On the first floor of a four-storey house in Karol Bagh, five artisans sat on the floor, hunched over a wooden bench, engrossed in their work — while some were assembling the unfinished jewellery, others were engaged in soldering them.

“We have been in business since the 1970s. The number of such units have multiplied since,” said Badal Mondal, owner of jewellery unit. “We have updated our methods and there is no chance of pollution.”

But of late, the area has come under the lens of pollution watchdog with residents pointing to increasing pollution as these units multiplied.
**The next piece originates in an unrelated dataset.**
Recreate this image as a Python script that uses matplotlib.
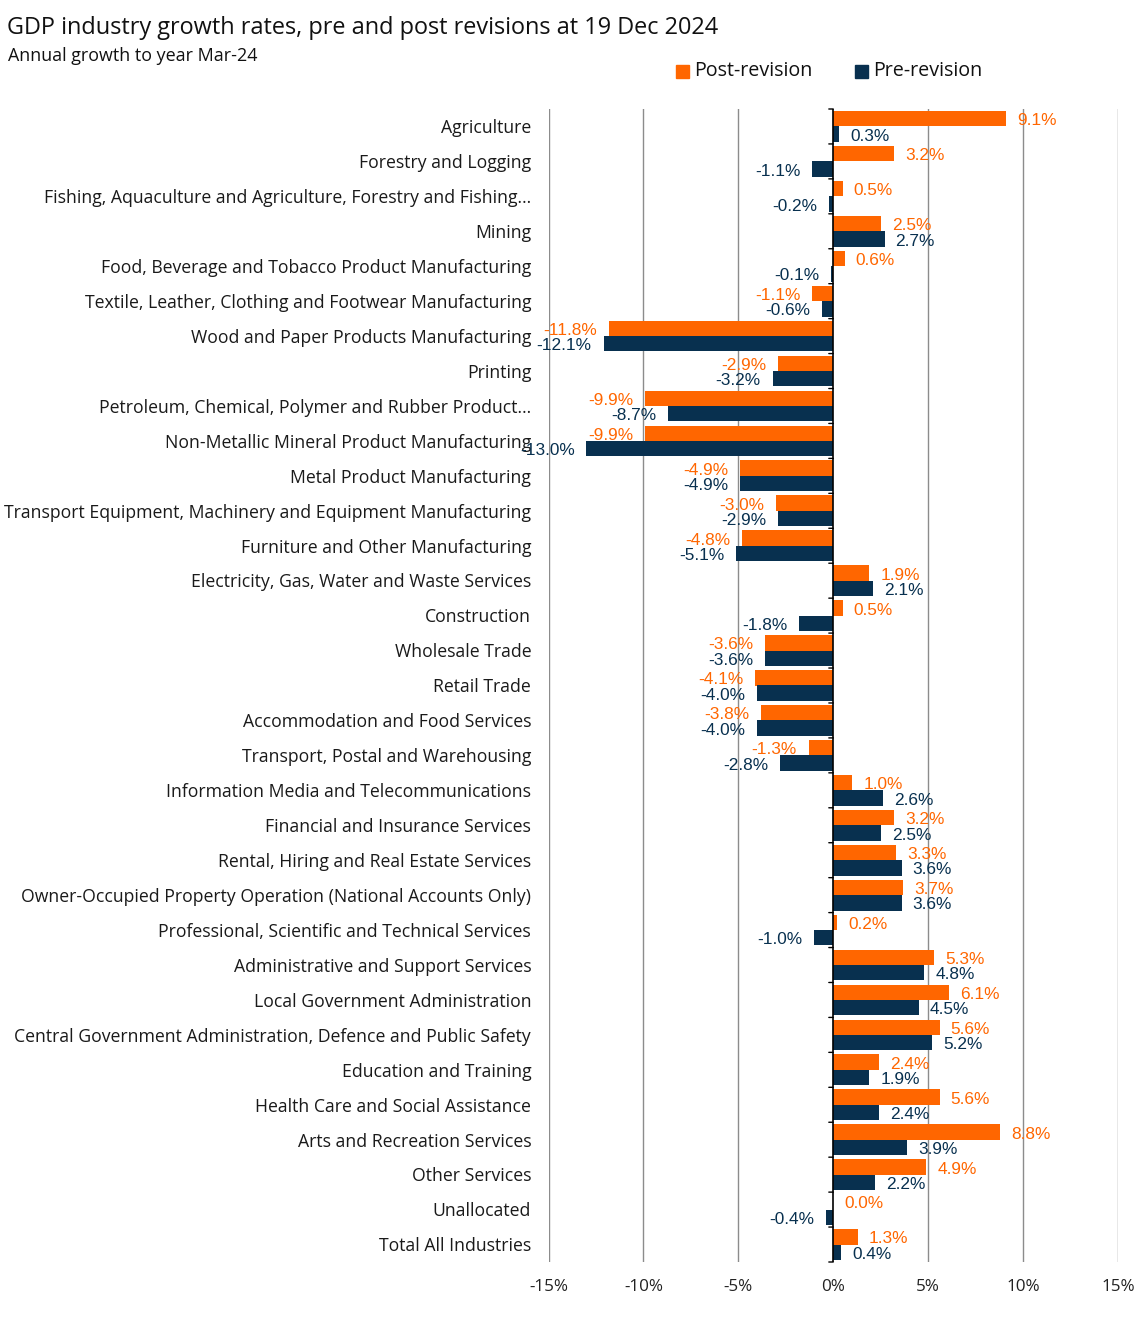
import matplotlib
matplotlib.use("Agg")
import matplotlib.pyplot as plt
import numpy as np
from matplotlib.patches import Rectangle

categories = [
    "Agriculture",
    "Forestry and Logging",
    "Fishing, Aquaculture and Agriculture, Forestry and Fishing\u2026",
    "Mining",
    "Food, Beverage and Tobacco Product Manufacturing",
    "Textile, Leather, Clothing and Footwear Manufacturing",
    "Wood and Paper Products Manufacturing",
    "Printing",
    "Petroleum, Chemical, Polymer and Rubber Product\u2026",
    "Non-Metallic Mineral Product Manufacturing",
    "Metal Product Manufacturing",
    "Transport Equipment, Machinery and Equipment Manufacturing",
    "Furniture and Other Manufacturing",
    "Electricity, Gas, Water and Waste Services",
    "Construction",
    "Wholesale Trade",
    "Retail Trade",
    "Accommodation and Food Services",
    "Transport, Postal and Warehousing",
    "Information Media and Telecommunications",
    "Financial and Insurance Services",
    "Rental, Hiring and Real Estate Services",
    "Owner-Occupied Property Operation (National Accounts Only)",
    "Professional, Scientific and Technical Services",
    "Administrative and Support Services",
    "Local Government Administration",
    "Central Government Administration, Defence and Public Safety",
    "Education and Training",
    "Health Care and Social Assistance",
    "Arts and Recreation Services",
    "Other Services",
    "Unallocated",
    "Total All Industries",
]

post_revision = [9.1, 3.2, 0.5, 2.5, 0.6, -1.1, -11.8, -2.9, -9.9, -9.9, -4.9, -3.0, -4.8,
                 1.9, 0.5, -3.6, -4.1, -3.8, -1.3, 1.0, 3.2, 3.3, 3.7, 0.2, 5.3, 6.1, 5.6,
                 2.4, 5.6, 8.8, 4.9, 0.0, 1.3]
pre_revision = [0.3, -1.1, -0.2, 2.7, -0.1, -0.6, -12.1, -3.2, -8.7, -13.0, -4.9, -2.9, -5.1,
                2.1, -1.8, -3.6, -4.0, -4.0, -2.8, 2.6, 2.5, 3.6, 3.6, -1.0, 4.8, 4.5, 5.2,
                1.9, 2.4, 3.9, 2.2, -0.4, 0.4]

x_ticks = [-15, -10, -5, 0, 5, 10, 15]
x_tick_labels = ["-15%", "-10%", "-5%", "0%", "5%", "10%", "15%"]

ORANGE = "#FF6600"
NAVY = "#08304F"
LABEL_FONT = ["Open Sans", "DejaVu Sans"]
VAL_FONT = ["Liberation Sans", "DejaVu Sans"]

W, H = 1147, 1340
fig = plt.figure(figsize=(W / 100, H / 100), dpi=100)
left_px, right_px, top_px, bot_px = 548.5, 1118, 109, 1262
ax = fig.add_axes([left_px / W, 1 - bot_px / H, (right_px - left_px) / W, (bot_px - top_px) / H])

n = len(categories)
y = np.arange(n)
h = 0.44
ax.barh(y - h / 2, post_revision, height=h, color=ORANGE, zorder=3)
ax.barh(y + h / 2, pre_revision, height=h, color=NAVY, zorder=3)

ax.set_xlim(-15, 15)
ax.set_ylim(n - 0.5, -0.5)
for s in ax.spines.values():
    s.set_visible(False)

# gridlines
for xv in x_ticks:
    if xv != 0:
        ax.axvline(xv, color="#8c8c8c", lw=1.0, zorder=1)
# zero axis with ticks
ax.axvline(0, color="black", lw=1.2, zorder=4)
for b in np.arange(n + 1) - 0.5:
    ax.annotate("", xy=(0, b), xycoords="data", xytext=(-3.2, 0), textcoords="offset points",
                arrowprops=dict(arrowstyle="-", color="black", lw=1.0, shrinkA=0, shrinkB=0))

ax.set_yticks([])
ax.set_xticks(x_ticks)
ax.set_xticklabels(x_tick_labels, fontsize=12.3, family=LABEL_FONT, color="#222222")
ax.tick_params(axis="x", length=0, pad=12)

# category labels
for i, c in enumerate(categories):
    ax.annotate(c, xy=(0, i), xycoords=("axes fraction", "data"), xytext=(-12.5, -1.3),
                textcoords="offset points", ha="right", va="center", fontsize=12.7,
                family=LABEL_FONT, color="#1a1a1a")

# value labels
def add_labels(vals, offset, color):
    for i, v in enumerate(vals):
        yy = i + offset
        if v >= 0:
            ax.annotate(f"{v:.1f}%", xy=(v, yy), xytext=(8, -1.5), textcoords="offset points",
                        ha="left", va="center", fontsize=12.4, family=VAL_FONT, color=color, zorder=5)
        else:
            ax.annotate(f"{v:.1f}%", xy=(v, yy), xytext=(-8.5, -1.5), textcoords="offset points",
                        ha="right", va="center", fontsize=12.4, family=VAL_FONT, color=color, zorder=5)

add_labels(post_revision, -h / 2, ORANGE)
add_labels(pre_revision, h / 2, NAVY)

# title & subtitle
fig.text(7 / W, 1 - 28 / H, "GDP industry growth rates, pre and post revisions at 19 Dec 2024",
         ha="left", va="center", fontsize=16.9, family=LABEL_FONT, color="#111111")
fig.text(8 / W, 1 - 56 / H, "Annual growth to year Mar-24", ha="left", va="center",
         fontsize=12.9, family=LABEL_FONT, color="#111111")

# legend
for x0, col, lab in [(676, ORANGE, "Post-revision"), (855, NAVY, "Pre-revision")]:
    fig.patches.append(Rectangle((x0 / W, 1 - 78 / H), 13 / W, 13 / H, transform=fig.transFigure,
                                 color=col))
    fig.text((x0 + 18) / W, 1 - 71 / H, lab, ha="left", va="center", fontsize=14.2,
             family=LABEL_FONT, color="#111111")

fig.savefig("out.png", dpi=100)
“I have grown up in this area and have been seeing the way the units have grown over the years,” said 40-year-old advocate Kunal, who goes by only one name. “It has been years that residents, in particular, the elderly, have been complaining of whiffs of acid in the air resulting in respiratory problems. The units are also ticking time-bombs with no fire exits and the use of LPG cylinders.”

Kunal filed a plea regarding these units in Beadon Pura area in the National Green Tribunal (NGT).

For traders, the state pollution watchdog’s order to shut polluting units comes on the back of last year’s sealing of illegal units on the orders of a Supreme Court-appointed monitoring committee. At least 85 units were shut in that drive. “It has been a rough year,” said Hait who owns a unit here. “Business is down by half already.”

He says that business have been going green and that the only polluting activity they had was disposing of effluents during polishing, for which they have installed machines costing ₹2 lakh each. “And now that we have machines to handle even that, they (government) should not come after us,” he said.

While around 100-150 shops that are running from the ground floor have been issued licenses from the municipal corporation, the others on the upper floors are yet to get them, said traders.

“We had met with the north corporation recently over the looming threat of closure. He assured us that the units operating from upper floors too could apply for trade licenses soon. He told us that once the elections are over, the proposal for the same will be moved in the Standing Committee,” said Bivash Chandra Maity, general secretary of the Delhi Swarnakar Sangha.